I listened to an episode on the bubble hour about perfectionism. I’ve never really seen myself as a typical perfectionist. I was really surprised to learn that many alcoholics have this trait in common.
I was also flabbergasted to learn that I fit the profile.
A couple of signs that you might be a perfectionist:
1) You’ve always been eager to please.
2) You know your drive to perfection is hurting you, but you consider it the price you pay for success.
3)You’re a big procrastinator. (fear of failure to thank for this one)
4)You’re highly critical of others.
5) You go big or go home.(black and white thinking)

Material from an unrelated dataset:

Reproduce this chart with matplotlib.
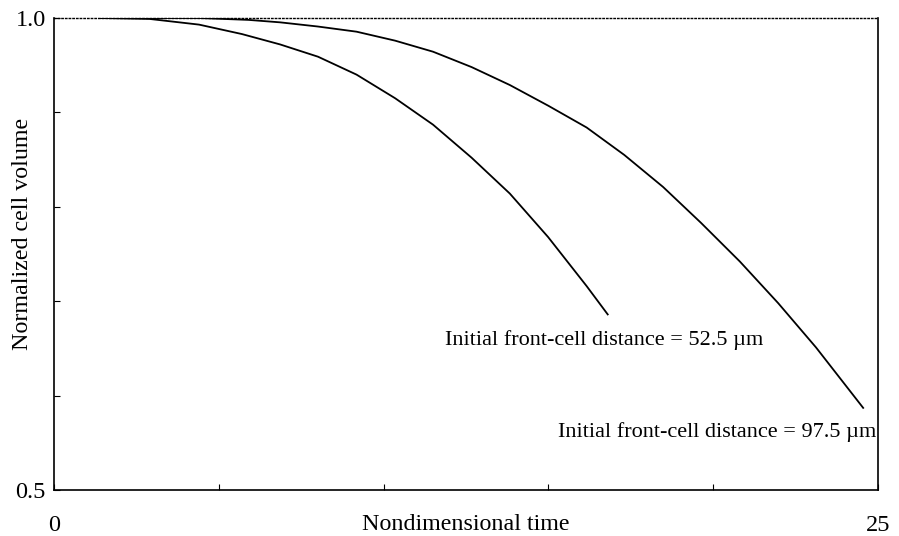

6) You have a hard time opening up to other people.
7) Obsessing over every little mistake you make.
8)You take everything personally.
10)You’re never quite “there yet.”
Perfectionism is often accompanied by depression and eating disorders. I tick both those boxes.
I’ve always felt like everyone else in the world has their shit together and I don’t. I had to try and fake my way into looking like I had my shit together, so the way my life looked on the outside was of utmost importance.
Throughout my addiction my kids were always well turned out, house was for the most part tidy and organised and all was well. Toward the end of my addiction though the chaos started creeping in and I couldn’t maintain my ‘perfect image’ any longer. Things went downhill fast. I got sloppy. I hate sloppy. This caused more shame and continued the spiral downward so much faster than I was ready for.
Oprah did an interview with Dr Brene Brown about perfectionism and authenticity.
Oprah summarised one of her “a-ha” moments as “Perfectionists are ultimately afraid that the world is going to see them for who they really are and they won’t measure up.”
Dr. Brown agrees. “I call perfectionism ‘the 20-ton shield.’ We carry it around thinking it’s going to protect us from being hurt. But it protects us from being seen.”
I’m so glad listened to that episode because I’ve had my own a-ha moment. Now that I know that this is what is driving me, I can consciously recognise it and try to do something about it.
Hey world, this is me, I might be deeply flawed but for the first time in a really long time what I think, say and do is in alignment and that is such a massive relief!